Tuesday, December 12, 2023

Eggs in Purgatory



Eggs in purgatory, a Neapolitan recipe that is very easy to prepare and very tasty. As a child, like all children, I always ate scrambled eggs with tomato then I got tomato intolerance and I had to avoid making them again but I liked them very much and I always wanted to put them in the blog but let's face it... Scrambled eggs with tomato are not very photogenic... then while I was in the mountains with my friends, Ben jumped out with a fabulous recipe that her mother-in-law makes, it takes 5 minutes and even the children like it and guess what it was? My beloved EGGS WITH TOMATO SAUCE but instead of scrambled she makes them this way and they are delicious and honestly, much more photogenic than mine. Of course, you can also prepare eggs with FRESH TOMATO SAUCE. But today I decided to use the passata di pomodoro.
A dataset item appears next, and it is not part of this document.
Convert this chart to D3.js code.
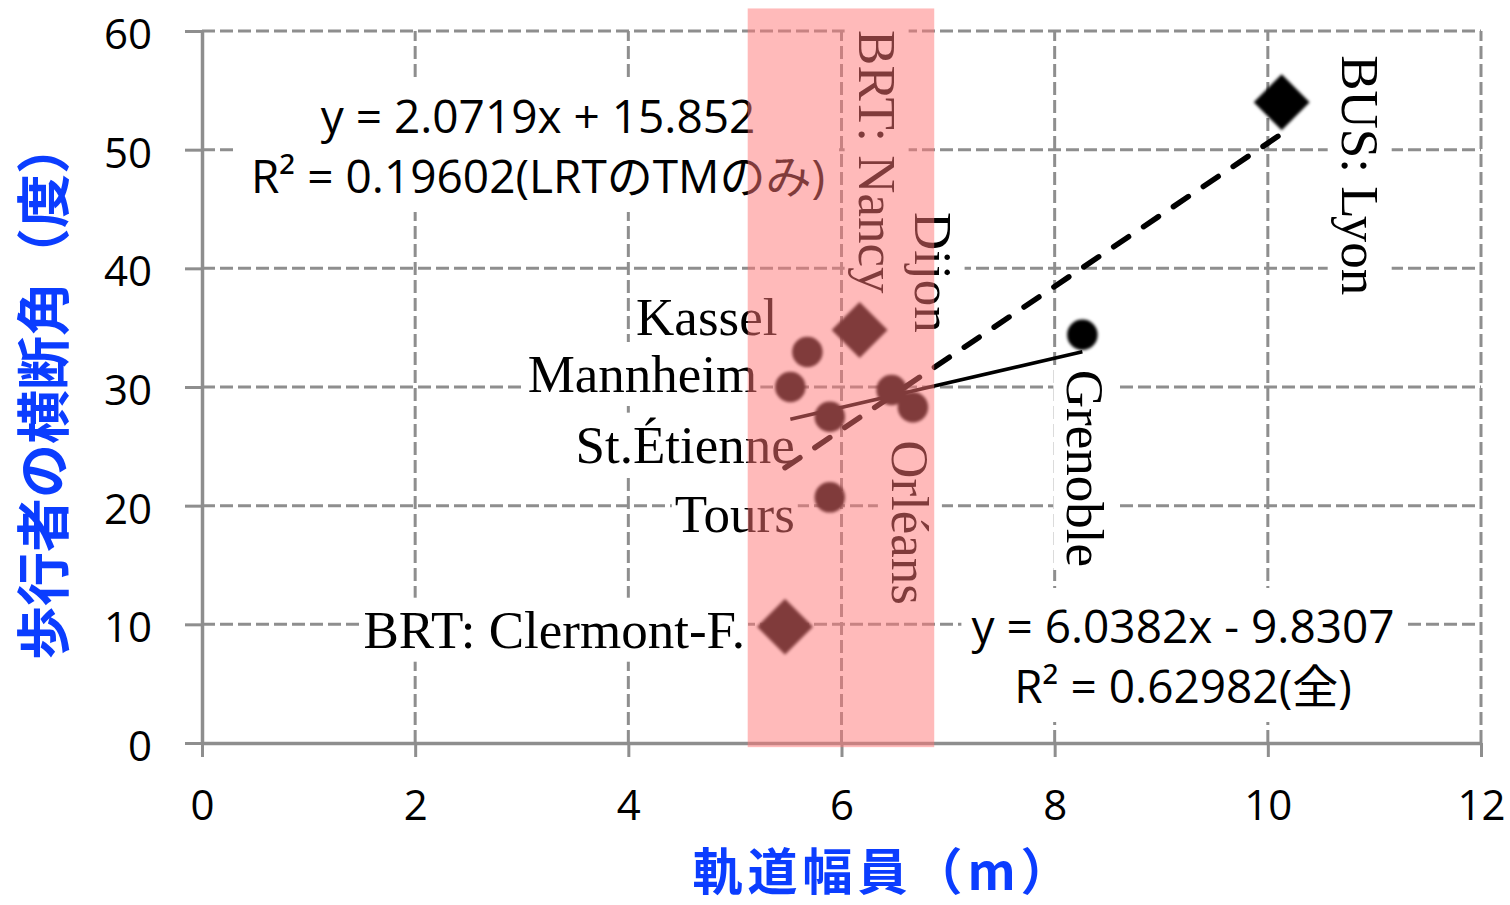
<!DOCTYPE html>
<html><head><meta charset="utf-8">
<script src="https://cdn.jsdelivr.net/npm/d3@7"></script>
<style>body{margin:0;background:#fff;} svg{display:block}</style>
</head><body>
<svg id="c" width="1510" height="905"></svg>
<script>
// ---- data ----
const cities  = ["BUS: Lyon","Grenoble","BRT: Nancy","Kassel","Mannheim","St.Étienne","Dijon","Orléans","Tours","BRT: Clermont-F."];
const widths  = [10.13, 8.26, 6.17, 5.68, 5.52, 5.89, 6.47, 6.67, 5.89, 5.47];
const angles  = [54.0, 34.4, 34.8, 32.95, 30.0, 27.5, 29.75, 28.3, 20.7, 9.8];
const kinds   = ["BUS","LRT","BRT","LRT","LRT","LRT","LRT","LRT","LRT","BRT"];
const xTicks  = [0,2,4,6,8,10,12];
const yTicks  = [0,10,20,30,40,50,60];
const trendAll = [6.0382, -9.8307];
const trendLRT = [2.0719, 15.852];
const eqAll = ["y = 6.0382x - 9.8307", "R² = 0.62982(全)"];
const eqLRT = ["y = 2.0719x + 15.852", "R² = 0.19602(LRTのTMのみ)"];
const bandX = [5.12, 6.87];
const bandY = [-0.35, 61.9];
const xTitle = "軌道幅員（m）";
const yTitle = "歩行者の横断角（度）";

// ---- layout ----
const svg = d3.select("#c");
const x = d3.scaleLinear().domain([0,12]).range([202,1481]);
const y = d3.scaleLinear().domain([0,60]).range([743,31]);
const gray = "#8e8e8e";
const blue = "#0B3DFF";
const serif = "'Liberation Serif','Times New Roman',serif";
const sans = "'Open Sans','Noto Sans CJK JP',sans-serif";

const defs = svg.append("defs");
defs.append("filter").attr("id","soft").attr("x","-30%").attr("y","-30%").attr("width","160%").attr("height","160%")
  .append("feGaussianBlur").attr("stdDeviation",1.4);

// gridlines
const grid = svg.append("g").attr("stroke",gray).attr("stroke-width",3).attr("stroke-dasharray","13,5");
grid.selectAll("line.v").data(xTicks.filter(d=>d>0)).join("line").attr("class","v")
  .attr("x1",d=>x(d)).attr("x2",d=>x(d)).attr("y1",y(0)).attr("y2",y(60));
grid.selectAll("line.h").data(yTicks.filter(d=>d>0)).join("line").attr("class","h")
  .attr("x1",x(0)).attr("x2",x(12)).attr("y1",d=>y(d)).attr("y2",d=>y(d));

// axes
const yAxis = svg.append("g").attr("transform",`translate(${x(0)},0)`)
  .call(d3.axisLeft(y).tickValues(yTicks).tickSize(17).tickSizeOuter(0).tickPadding(33));
const xAxis = svg.append("g").attr("transform",`translate(0,${y(0)})`)
  .call(d3.axisBottom(x).tickValues(xTicks).tickSize(14).tickSizeOuter(0).tickPadding(33));
[yAxis,xAxis].forEach(a=>{
  a.select(".domain").attr("stroke",gray).attr("stroke-width",3.5);
  a.selectAll(".tick line").attr("stroke",gray).attr("stroke-width",3);
  a.selectAll(".tick text").attr("fill","#000").style("font-family",sans).style("font-size","42px");
});
yAxis.selectAll(".tick text").attr("dy","0.42em");

// axis titles
svg.append("text").attr("transform",`translate(64,390) rotate(-90)`).attr("text-anchor","middle")
  .attr("fill",blue).style("font-family","'Noto Sans CJK JP',sans-serif").style("font-weight","bold").style("font-size","54px")
  .text(yTitle);
svg.append("text").attr("x",884).attr("y",890).attr("text-anchor","middle")
  .attr("fill",blue).style("font-family","'Noto Sans CJK JP',sans-serif").style("font-weight","bold").style("font-size","50px")
  .style("letter-spacing","5px")
  .text(xTitle);

// labels with white boxes
const labelLayer = svg.append("g");
function boxedText(lines, tx, ty, rot, anchor, font, size, lh, padX, padY){
  const g = labelLayer.append("g").attr("transform",`translate(${tx},${ty}) rotate(${rot})`);
  const t = g.append("text").attr("text-anchor",anchor).style("font-family",font).style("font-size",size+"px").attr("fill","#000");
  lines.forEach((l,i)=>t.append("tspan").attr("x",0).attr("y",i*lh).text(l));
  const b = t.node().getBBox();
  g.insert("rect","text").attr("x",b.x-padX).attr("y",b.y-padY).attr("width",b.width+2*padX).attr("height",b.height+2*padY).attr("fill","#fff");
}
// offsets of each city label from its point (pixels), rotation
const labelPos = {
  "BUS: Lyon":[60,-47,90,"start"],
  "Grenoble":[-15,35,90,"start"],
  "BRT: Nancy":[-1,-300,90,"start"],
  "Dijon":[23,-178,90,"start"],
  "Orléans":[-21,33,90,"start"],
  "Kassel":[-30,-17,0,"end"],
  "Mannheim":[-33,5,0,"end"],
  "St.Étienne":[-35,46,0,"end"],
  "Tours":[-35,35,0,"end"],
  "BRT: Clermont-F.":[-40,21,0,"end"]
};
cities.forEach((c,i)=>{
  const p = labelPos[c];
  boxedText([c], x(widths[i])+p[0], y(angles[i])+p[1], p[2], p[3], serif, 53, 0, 3, 3);
});
boxedText(eqLRT, 538, 133, 0, "middle", sans, 46, 60, 14, 6);
boxedText(eqAll, 1183, 643, 0, "middle", sans, 46, 60, 10, 6);

// trendlines
const lrtX = widths.filter((d,i)=>kinds[i]==="LRT");
const lrtExt = d3.extent(lrtX), allExt = d3.extent(widths);
const line = d3.line().x(d=>x(d[0])).y(d=>y(d[1]));
svg.append("path").attr("d",line(lrtExt.map(v=>[v, trendLRT[0]*v+trendLRT[1]])))
  .attr("stroke","#000").attr("stroke-width",3.5).attr("fill","none");
svg.append("path").attr("d",line(allExt.map(v=>[v, trendAll[0]*v+trendAll[1]])))
  .attr("stroke","#000").attr("stroke-width",5.5).attr("stroke-linecap","round").attr("stroke-dasharray","18,18").attr("fill","none");

// points
const diamond = d3.symbol().type(d3.symbolSquare).size(1560);
const circle = d3.symbol().type(d3.symbolCircle).size(730);
svg.append("g").attr("filter","url(#soft)").selectAll("path").data(cities).join("path")
  .attr("transform",(d,i)=>`translate(${x(widths[i])},${y(angles[i])})` + (kinds[i]==="LRT"?"":" rotate(45)"))
  .attr("d",(d,i)=>kinds[i]==="LRT"?circle():diamond())
  .attr("fill","#000");

// highlight band on top
svg.append("rect").attr("x",x(bandX[0])).attr("width",x(bandX[1])-x(bandX[0]))
  .attr("y",y(bandY[1])).attr("height",y(bandY[0])-y(bandY[1]))
  .attr("fill","rgb(255,118,118)").attr("fill-opacity",0.5);
</script>
</body></html>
And now... Well, fasten your apron...!

Ingredients

4 Eggs
400 ml Tomato puree
1 tablespoonTomato paste
Garlic flavoured oil
Salt
Parsley 

Preparation

Put two tablespoons of flavored oil in a pan and after a couple of minutes add the tomato puree and the tomato paste. Turn the sauce well and cook for about ten minutes, add salt and pepper (if you like). Make four holes directly in the pan and shell the whole eggs in them. Cover with a slightly damp lid (it will prevent the egg white from becoming rubbery). Cook again until the white of the egg has set and maybe even a little added to the sauce. Add chopped parsley or dried oregano, salt and serve hot accompanied by lots of bread.

Note
You can put chopped parsley or not put it. You can add pepper. If you want, you can add a little grated cheese on top. Don't forget the bread for the scarpetta!